Теодор Курентзис открыл в музыке Шостаковича исторические пласты
Финальным аккордом года Шостаковича стала премьера оперы “Леди Макбет Мценского уезда” в Новосибирском театре оперы и балета. Событием стала не постановка, а музыкальное решение: дирижер Теодор Курентзис средствами голосов и оркестра открыл в координатах обычной бытовой драмы пространство трагедии.
Шостаковича Курентзис трактует оригинально и захватывающе — это стало известно после октябрьского исполнения Четырнадцатой симфонии на фестивале “Территория”. Применение к музыке Шостаковича тех приемов, что используются для исполнения музыки XVIII в., оправдало себя и в интерпретации оперы “Леди Макбет Мценского уезда”: почти полное отсутствие вибрато, жильные струны, максимальное внимание к чистоте интонации как у оркестра, так и у певцов.
Курентзис выстроил музыкальный шедевр ХХ в. в стиле рококо: совершенство формы оттенилось разнообразием тончайших деталей. Изысканный музыкальный язык оперы оказался наполнен цитатами из Баха, Чайковского, Рихарда Штрауса, Малера. Эти цитаты были сыграны максимально выразительно, и оттого музыкальная драматургия Шостаковича обрела абсолютно новые смысловые оттенки. В партитуре открылась и стилистика Альбана Берга и Антона Веберна, чье влияние на молодого Шостаковича было особенно сильным.

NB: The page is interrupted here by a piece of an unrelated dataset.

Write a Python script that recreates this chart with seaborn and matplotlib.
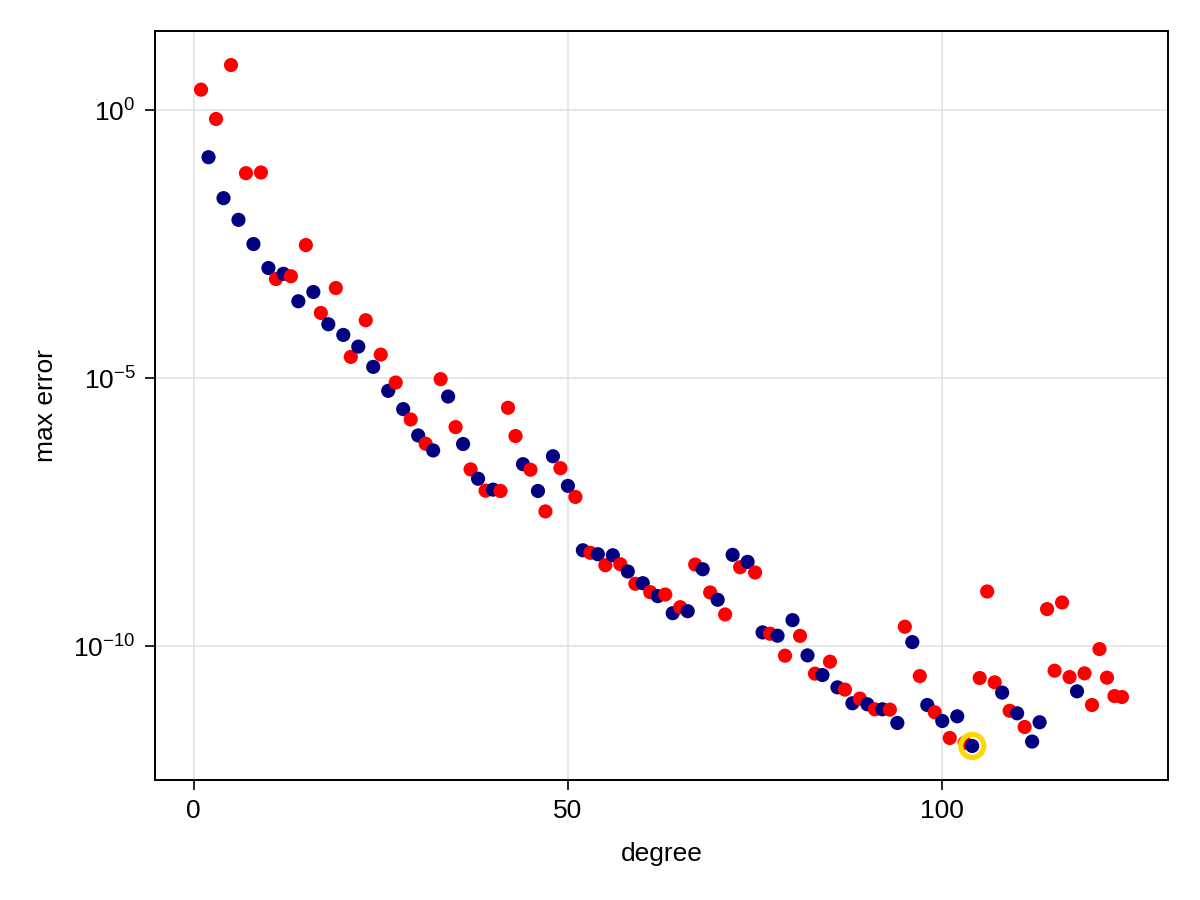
import numpy as np
import pandas as pd
import matplotlib
matplotlib.use("Agg")
import matplotlib.pyplot as plt
import seaborn as sns
from matplotlib.ticker import FixedLocator, LogFormatterSciNotation, NullLocator

# ---------------- data ----------------
degree = list(range(1, 125))

log10_max_error = [
    0.385, -0.875, -0.162, -1.639, 0.844, -2.043, -1.173, -2.495, -1.160, -2.942,      # 1-10
    -3.147, -3.050, -3.095, -3.562, -2.514, -3.389, -3.780, -3.991, -3.315, -4.190,    # 11-20
    -4.600, -4.408, -3.916, -4.786, -4.557, -5.233, -5.078, -5.574, -5.767, -6.065,    # 21-30
    -6.220, -6.345, -5.015, -5.339, -5.909, -6.225, -6.698, -6.872, -7.095, -7.076,    # 31-40
    -7.101, -5.549, -6.076, -6.601, -6.704, -7.101, -7.482, -6.453, -6.676, -7.006,    # 41-50
    -7.212, -8.207, -8.255, -8.281, -8.486, -8.300, -8.467, -8.603, -8.832, -8.821,    # 51-60
    -8.989, -9.063, -9.032, -9.380, -9.268, -9.343, -8.473, -8.561, -8.994, -9.130,    # 61-70
    -9.404, -8.292, -8.523, -8.423, -8.622, -9.739, -9.764, -9.801, -10.173, -9.510,   # 71-80
    -9.804, -10.168, -10.508, -10.534, -10.285, -10.764, -10.806, -11.061, -10.974, -11.080,  # 81-90
    -11.173, -11.173, -11.179, -11.428, -9.633, -9.920, -10.553, -11.093, -11.229, -11.391,   # 91-100
    -11.708, -11.304, -11.797, -11.857, -10.590, -8.976, -10.670, -10.862, -11.201, -11.248,  # 101-110
    -11.503, -11.775, -11.415, -9.305, -10.453, -9.181, -10.572, -10.838, -10.503, -11.093,   # 111-120
    -10.050, -10.583, -10.926, -10.944,                                                       # 121-124
]

# marker group for each degree: "r" = red points, "b" = navy points
group = [
    "r", "b", "r", "b", "r", "b", "r", "b", "r", "b",   # 1-10
    "r", "b", "r", "b", "r", "b", "r", "b", "r", "b",   # 11-20
    "r", "b", "r", "b", "r", "b", "r", "b", "r", "b",   # 21-30
    "r", "b", "r", "b", "r", "b", "r", "b", "r", "b",   # 31-40
    "r", "r", "r", "b", "r", "b", "r", "b", "r", "b",   # 41-50
    "r", "b", "r", "b", "r", "b", "r", "b", "r", "b",   # 51-60
    "r", "b", "r", "b", "r", "b", "r", "b", "r", "b",   # 61-70
    "r", "b", "r", "b", "r", "b", "r", "b", "r", "b",   # 71-80
    "r", "b", "r", "b", "r", "b", "r", "b", "r", "b",   # 81-90
    "r", "b", "r", "b", "r", "b", "r", "b", "r", "b",   # 91-100
    "r", "b", "r", "b", "r", "r", "r", "b", "r", "b",   # 101-110
    "r", "b", "b", "r", "r", "r", "r", "b", "r", "r",   # 111-120
    "r", "r", "r", "r",                                 # 121-124
]

highlight_degree = 104

# ---------------- style ----------------
sns.set_style("white")
plt.rcParams["font.family"] = ["Liberation Sans", "DejaVu Sans"]
plt.rcParams["mathtext.fontset"] = "custom"
plt.rcParams["mathtext.rm"] = "Liberation Sans"
plt.rcParams["mathtext.it"] = "Liberation Sans:italic"
plt.rcParams["mathtext.bf"] = "Liberation Sans:bold"
plt.rcParams["text.color"] = "black"
plt.rcParams["axes.labelcolor"] = "black"
plt.rcParams["xtick.color"] = "black"
plt.rcParams["ytick.color"] = "black"
plt.rcParams["grid.alpha"] = 1.0

df = pd.DataFrame({
    "degree": degree,
    "max error": 10.0 ** np.array(log10_max_error),
    "group": group,
})

fig = plt.figure(figsize=(12, 9), dpi=100)
ax = fig.add_axes([155 / 1200, 120 / 900, 1013 / 1200, 749 / 900])

sns.scatterplot(
    data=df, x="degree", y="max error", hue="group",
    palette={"r": "#FF0000", "b": "#000080"},
    s=104, linewidth=0, legend=False, ax=ax, zorder=3,
)
ax.set_yscale("log")

hl = df[df["degree"] == highlight_degree]
ax.scatter(hl["degree"], hl["max error"], s=275, facecolors="none",
           edgecolors="#FFD700", linewidths=3.8, zorder=4)

ax.margins(x=0.05, y=0.05)

ax.xaxis.set_major_locator(FixedLocator([0, 50, 100]))
ax.yaxis.set_major_locator(FixedLocator([1e-10, 1e-5, 1e0]))
ax.yaxis.set_minor_locator(NullLocator())
ax.yaxis.set_major_formatter(LogFormatterSciNotation())

ax.set_axisbelow(True)
ax.grid(True, which="major", color="#E0E0E0", alpha=1.0, linewidth=1.1)

for sp in ax.spines.values():
    sp.set_visible(True)
    sp.set_color("black")
    sp.set_linewidth(1.4)

ax.tick_params(axis="both", which="major", direction="out", length=7, width=1.2,
               color="black", labelcolor="black", labelsize=19,
               bottom=True, left=True, pad=7)

ax.set_xlabel("degree", fontsize=19, labelpad=13, color="black")
ax.set_ylabel("max error", fontsize=19, labelpad=11, color="black")

fig.savefig("out.png", dpi=100)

Весьма часто дирижеры, исполняющие “Леди Макбет”, заботятся прежде всего о мощных динамических кульминациях. Курентзис избрал абсолютно иной подход — для него смысловыми и музыкальными кульминациями оказались как раз самые тихие места. Ария Катерины “В лесу, в самой чаще, есть озеро”, спетая Ольгой Орловской, полностью меняет отношение слушателей к главной героине — именно в этот момент из персонажа уездной драмы Лескова она превращается в шекспировскую Леди Макбет, именно здесь вырывается наружу трагедийный нерв оперы.
Ценителей драматического оперного вокала весьма порадовал и тенор Олег Видеман. Любовник героини в его интерпретации предстал циничным, хотя и весьма эмоциональным персонажем — типичным русским мужиком, радеющим о материальном благе, будь то урожай овса или казна убитого им купца.
В труппе Новосибирского оперного театра обнаружились и исполнители вторых ролей, которые сделали бы честь Мариинке и Ковент-Гарден. Сонетка в исполнении Татьяны Горбуновой пленяла не только точной вокализацией и красотой тембра, но и абсолютным вхождением в образ бой-бабы, у которой и на каторге все под каблуком будут. Очень выразительным оказался и бас Андрей Триллер: небольшая по размеру партия Старого каторжника стала лирическим шедевром, сместившим “центр тяжести” оперы в финал.
Постановка же, осуществленная польским режиссером Генрихом Барановским вместе с балетмейстером Сергеем Грицаем и художником Павлом Добжицким, казалось, сделана специально таким образом, чтобы противостоять музыкальной драматургии, выстроенной Курентзисом. Вагоны, в которых живут персонажи оперы, призваны показать неуютность бытия, изменчивость жизни. В третьем действии события разворачиваются на фоне нефтяной или газовой трубы, полицейские одеты в обноски военной формы, а квартальный весьма настойчиво демонстрирует свою нетрадиционную ориентацию. Увлекшись выразительностью деталей (а потом поспешно переделывая чересчур провокационные мизансцены), постановщики забыли, ради чего они изначально брались за произведение Шостаковича. В результате у них получилась история о том, как тоскливо жить в глухой провинции — хоть в Мценске, хоть в Быдгоще, хоть в Догвилле: люди там злы по природе своей и зло творят просто потому, что все они таковы.
От черной меланхолии все же спасают музыка Шостаковича, мастерский оркестр Новосибирского оперного театра и солисты. Порой им удается даже обогатить смысл мизансцен тонкой вокальной нюансировкой и точными интонационными штрихами.